- Exercise -
Everything in the data should be repeated exactly, save for the images.
_ _ _ _
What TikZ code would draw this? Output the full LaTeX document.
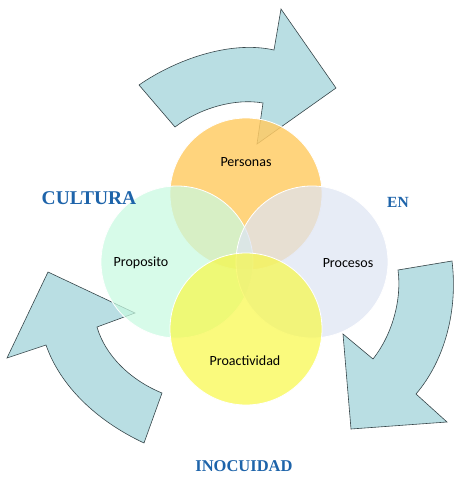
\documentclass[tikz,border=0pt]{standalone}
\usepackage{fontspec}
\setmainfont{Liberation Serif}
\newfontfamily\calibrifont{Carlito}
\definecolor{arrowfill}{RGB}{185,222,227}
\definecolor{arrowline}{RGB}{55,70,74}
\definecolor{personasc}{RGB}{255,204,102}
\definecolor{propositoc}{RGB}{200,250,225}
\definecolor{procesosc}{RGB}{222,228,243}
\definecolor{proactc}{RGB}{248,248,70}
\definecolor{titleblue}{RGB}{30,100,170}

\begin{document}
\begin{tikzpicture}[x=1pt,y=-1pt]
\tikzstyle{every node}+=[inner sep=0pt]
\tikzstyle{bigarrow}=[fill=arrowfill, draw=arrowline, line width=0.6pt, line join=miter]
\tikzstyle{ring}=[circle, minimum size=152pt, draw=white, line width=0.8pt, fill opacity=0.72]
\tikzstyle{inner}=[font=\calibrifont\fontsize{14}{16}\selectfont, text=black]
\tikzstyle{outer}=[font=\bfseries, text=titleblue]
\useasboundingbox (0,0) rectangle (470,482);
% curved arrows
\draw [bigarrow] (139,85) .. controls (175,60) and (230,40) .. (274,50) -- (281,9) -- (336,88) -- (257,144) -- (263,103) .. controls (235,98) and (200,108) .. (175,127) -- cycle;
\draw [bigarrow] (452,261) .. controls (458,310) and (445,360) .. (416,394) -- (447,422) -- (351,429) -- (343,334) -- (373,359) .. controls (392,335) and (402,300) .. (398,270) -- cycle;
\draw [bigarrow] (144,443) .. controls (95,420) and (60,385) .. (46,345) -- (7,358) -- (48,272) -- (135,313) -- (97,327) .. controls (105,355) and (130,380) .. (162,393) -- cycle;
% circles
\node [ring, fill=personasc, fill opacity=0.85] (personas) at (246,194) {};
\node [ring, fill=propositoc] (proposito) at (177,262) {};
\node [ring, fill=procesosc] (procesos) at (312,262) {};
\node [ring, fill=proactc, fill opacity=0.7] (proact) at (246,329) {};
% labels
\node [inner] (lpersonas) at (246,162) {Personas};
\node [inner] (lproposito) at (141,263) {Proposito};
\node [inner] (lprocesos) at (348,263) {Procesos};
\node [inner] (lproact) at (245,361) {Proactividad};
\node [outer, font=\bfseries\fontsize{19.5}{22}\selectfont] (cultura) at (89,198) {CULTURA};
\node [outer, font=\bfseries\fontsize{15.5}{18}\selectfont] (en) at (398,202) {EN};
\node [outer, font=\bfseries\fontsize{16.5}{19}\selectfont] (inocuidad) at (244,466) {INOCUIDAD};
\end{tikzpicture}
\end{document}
_ _ _ _
- Written answer -
What TikZ code would draw this? Output the full LaTeX document.
\documentclass[tikz,border=0pt]{standalone}
\usepackage{fontspec}
\setmainfont{Liberation Serif}
\newfontfamily\calibrifont{Carlito}
\definecolor{arrowfill}{RGB}{185,222,227}
\definecolor{arrowline}{RGB}{55,70,74}
\definecolor{personasc}{RGB}{255,204,102}
\definecolor{propositoc}{RGB}{200,250,225}
\definecolor{procesosc}{RGB}{222,228,243}
\definecolor{proactc}{RGB}{248,248,70}
\definecolor{titleblue}{RGB}{30,100,170}

\begin{document}
\begin{tikzpicture}[x=1pt,y=-1pt]
\tikzstyle{every node}+=[inner sep=0pt]
\tikzstyle{bigarrow}=[fill=arrowfill, draw=arrowline, line width=0.6pt, line join=miter]
\tikzstyle{ring}=[circle, minimum size=152pt, draw=white, line width=0.8pt, fill opacity=0.72]
\tikzstyle{inner}=[font=\calibrifont\fontsize{14}{16}\selectfont, text=black]
\tikzstyle{outer}=[font=\bfseries, text=titleblue]
\useasboundingbox (0,0) rectangle (470,482);
% curved arrows
\draw [bigarrow] (139,85) .. controls (175,60) and (230,40) .. (274,50) -- (281,9) -- (336,88) -- (257,144) -- (263,103) .. controls (235,98) and (200,108) .. (175,127) -- cycle;
\draw [bigarrow] (452,261) .. controls (458,310) and (445,360) .. (416,394) -- (447,422) -- (351,429) -- (343,334) -- (373,359) .. controls (392,335) and (402,300) .. (398,270) -- cycle;
\draw [bigarrow] (144,443) .. controls (95,420) and (60,385) .. (46,345) -- (7,358) -- (48,272) -- (135,313) -- (97,327) .. controls (105,355) and (130,380) .. (162,393) -- cycle;
% circles
\node [ring, fill=personasc, fill opacity=0.85] (personas) at (246,194) {};
\node [ring, fill=propositoc] (proposito) at (177,262) {};
\node [ring, fill=procesosc] (procesos) at (312,262) {};
\node [ring, fill=proactc, fill opacity=0.7] (proact) at (246,329) {};
% labels
\node [inner] (lpersonas) at (246,162) {Personas};
\node [inner] (lproposito) at (141,263) {Proposito};
\node [inner] (lprocesos) at (348,263) {Procesos};
\node [inner] (lproact) at (245,361) {Proactividad};
\node [outer, font=\bfseries\fontsize{19.5}{22}\selectfont] (cultura) at (89,198) {CULTURA};
\node [outer, font=\bfseries\fontsize{15.5}{18}\selectfont] (en) at (398,202) {EN};
\node [outer, font=\bfseries\fontsize{16.5}{19}\selectfont] (inocuidad) at (244,466) {INOCUIDAD};
\end{tikzpicture}
\end{document}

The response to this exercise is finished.